Developers now want to blanket the site with housing.
The Las Vegas City Council approved plans on Jan. 16 for hundreds of houses and apartments on the former Great Mall of Las Vegas site at Grand Montecito Parkway and Deer Springs Way, near the U.S. Highway 95-215 Beltway interchange in the northwest valley.
The project plans were from builder KB Home, city records show. The Calida Group, a Las Vegas apartment developer whose name and logo appear on some planning documents, confirmed that it will build a rental complex there.
All told, the plans are another sign of Southern Nevada’s fast-growing homebuilding industry and mark a rare apartment project for the northwest valley.
City documents show plans for 303 single-family homes and two multifamily projects with 491 apartments combined, all on about 60 acres.
Calida co-founder Eric Cohen said Monday that KB is buying the project site from developer EHB Cos., which acquired the land during the recession, and that his group will buy a portion of the spread from KB.
Cohen said he plans to build a 306-unit rental project and to break ground in December, right after he closes the land purchase.
Apartment developers have focused on “core areas” of the valley — construction has been heavily concentrated in such places as the southwest valley and Henderson — but as land prices climb, they have looked to other parts of town, he said.
“This is a nice alternative,” Cohen said.

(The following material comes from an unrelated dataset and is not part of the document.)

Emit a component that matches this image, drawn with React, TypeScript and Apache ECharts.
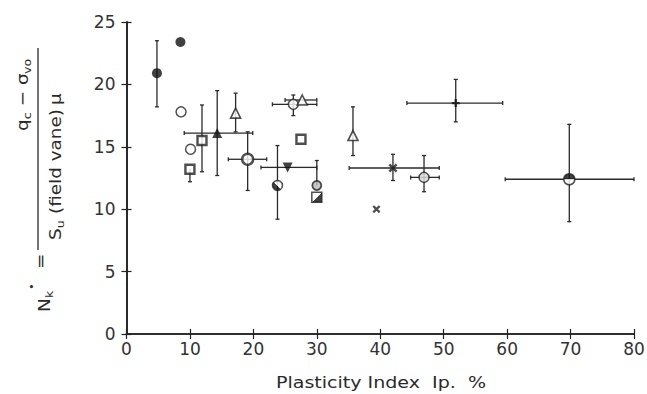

KB Home spokesman Craig LeMessurier said the company “cannot comment on land we don’t own” but added that it expects to close the purchase soon.
EHB chief executive Yohan Lowie and President Frank Pankratz could not be reached for comment.
Developer Triple Five announced plans for the Great Mall of Las Vegas in 2004. According to a news report at the time, the shopping hub was expected to measure at least 2 million square feet.
The project was supposed to feature condo towers, news reports later said. But plans were scaled back, and Triple Five decided to build an open-air center similar to Town Square Las Vegas instead of an enclosed mall.
But by spring 2009, with the economy crashing, Triple Five shelved the project.
The site was foreclosed on later that year, and EHB bought the land in 2010, property records show.
James Grindstaff, vice president of planning and development at Triple Five, said Tuesday that the company pursued the project because, other than grocery-anchored strip malls, the northwest valley had a “significant lack” of retail.
He also said his group pre-leased probably 40 percent of the mall by the time the market collapsed, bringing the project down with it.
“Once the economy crashed, all bets were off, and that was the end of that,” he said.